◆ Goal of the exercise
Write the listing below out again exactly, dropping the images.
___ Data lines
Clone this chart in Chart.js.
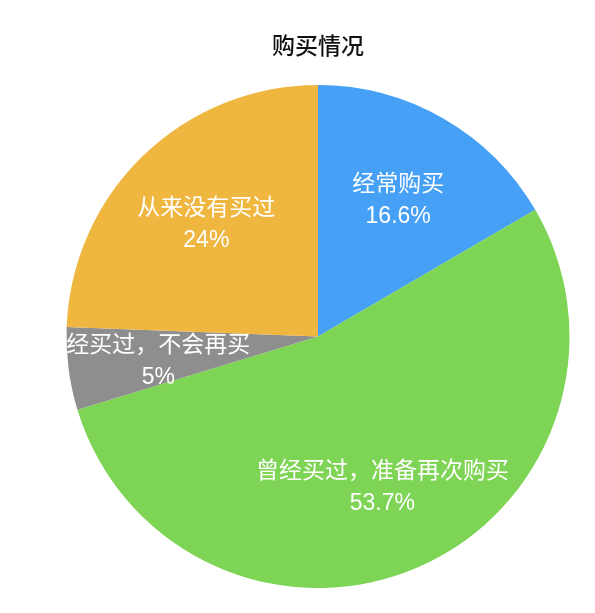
<!DOCTYPE html>
<html>
<head>
<meta charset="utf-8">
<script src="https://cdn.jsdelivr.net/npm/chart.js@4"></script>
<style>
  html, body { margin: 0; padding: 0; background: #fff; }
  #wrap { width: 595px; height: 613px; }
</style>
</head>
<body>
<div id="wrap"><canvas id="pieChart"></canvas></div>
<script>
const categories = ['经常购买', '曾经买过，准备再次购买', '经买过，不会再买', '从来没有买过'];
const shares = [16.6, 53.7, 5.3, 24.4];
const shareLabels = ['16.6%', '53.7%', '5%', '24%'];
const sliceColors = ['#46a0f5', '#7ed454', '#8e8e8e', '#efb640'];

const FONT = "'Liberation Sans', 'Noto Sans CJK SC', sans-serif";

// draws the two-line label inside each slice
const sliceLabels = {
  id: 'sliceLabels',
  afterDatasetsDraw(chart) {
    const ctx = chart.ctx;
    const arcs = chart.getDatasetMeta(0).data;
    ctx.save();
    ctx.fillStyle = '#ffffff';
    ctx.font = '23px ' + FONT;
    ctx.textAlign = 'center';
    ctx.textBaseline = 'middle';
    arcs.forEach((arc, i) => {
      const p = arc.getProps(['x', 'y', 'startAngle', 'endAngle', 'outerRadius'], true);
      const mid = (p.startAngle + p.endAngle) / 2;
      const r = p.outerRadius * 0.64;
      const cx = p.x + Math.cos(mid) * r;
      const cy = p.y + Math.sin(mid) * r + 4;
      ctx.fillText(categories[i], cx, cy - 16);
      ctx.fillText(shareLabels[i], cx, cy + 16);
    });
    ctx.restore();
  }
};

document.addEventListener('DOMContentLoaded', () => {
  const ctx = document.getElementById('pieChart').getContext('2d');
  new Chart(ctx, {
    type: 'pie',
    data: {
      labels: categories,
      datasets: [{
        data: shares,
        backgroundColor: sliceColors,
        borderWidth: 0
      }]
    },
    options: {
      responsive: true,
      maintainAspectRatio: false,
      animation: false,
      layout: {
        padding: { top: 34, bottom: 25, left: 41, right: 0 }
      },
      plugins: {
        legend: { display: false },
        tooltip: { enabled: false },
        title: {
          display: true,
          text: '购买情况',
          color: '#111111',
          font: { family: FONT, size: 23, weight: '500' },
          padding: { top: 0, bottom: 23.4 }
        }
      }
    },
    plugins: [sliceLabels]
  });
});
</script>
</body>
</html>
______
◆ Output of the task
Clone this chart in Chart.js.
<!DOCTYPE html>
<html>
<head>
<meta charset="utf-8">
<script src="https://cdn.jsdelivr.net/npm/chart.js@4"></script>
<style>
  html, body { margin: 0; padding: 0; background: #fff; }
  #wrap { width: 595px; height: 613px; }
</style>
</head>
<body>
<div id="wrap"><canvas id="pieChart"></canvas></div>
<script>
const categories = ['经常购买', '曾经买过，准备再次购买', '经买过，不会再买', '从来没有买过'];
const shares = [16.6, 53.7, 5.3, 24.4];
const shareLabels = ['16.6%', '53.7%', '5%', '24%'];
const sliceColors = ['#46a0f5', '#7ed454', '#8e8e8e', '#efb640'];

const FONT = "'Liberation Sans', 'Noto Sans CJK SC', sans-serif";

// draws the two-line label inside each slice
const sliceLabels = {
  id: 'sliceLabels',
  afterDatasetsDraw(chart) {
    const ctx = chart.ctx;
    const arcs = chart.getDatasetMeta(0).data;
    ctx.save();
    ctx.fillStyle = '#ffffff';
    ctx.font = '23px ' + FONT;
    ctx.textAlign = 'center';
    ctx.textBaseline = 'middle';
    arcs.forEach((arc, i) => {
      const p = arc.getProps(['x', 'y', 'startAngle', 'endAngle', 'outerRadius'], true);
      const mid = (p.startAngle + p.endAngle) / 2;
      const r = p.outerRadius * 0.64;
      const cx = p.x + Math.cos(mid) * r;
      const cy = p.y + Math.sin(mid) * r + 4;
      ctx.fillText(categories[i], cx, cy - 16);
      ctx.fillText(shareLabels[i], cx, cy + 16);
    });
    ctx.restore();
  }
};

document.addEventListener('DOMContentLoaded', () => {
  const ctx = document.getElementById('pieChart').getContext('2d');
  new Chart(ctx, {
    type: 'pie',
    data: {
      labels: categories,
      datasets: [{
        data: shares,
        backgroundColor: sliceColors,
        borderWidth: 0
      }]
    },
    options: {
      responsive: true,
      maintainAspectRatio: false,
      animation: false,
      layout: {
        padding: { top: 34, bottom: 25, left: 41, right: 0 }
      },
      plugins: {
        legend: { display: false },
        tooltip: { enabled: false },
        title: {
          display: true,
          text: '购买情况',
          color: '#111111',
          font: { family: FONT, size: 23, weight: '500' },
          padding: { top: 0, bottom: 23.4 }
        }
      }
    },
    plugins: [sliceLabels]
  });
});
</script>
</body>
</html>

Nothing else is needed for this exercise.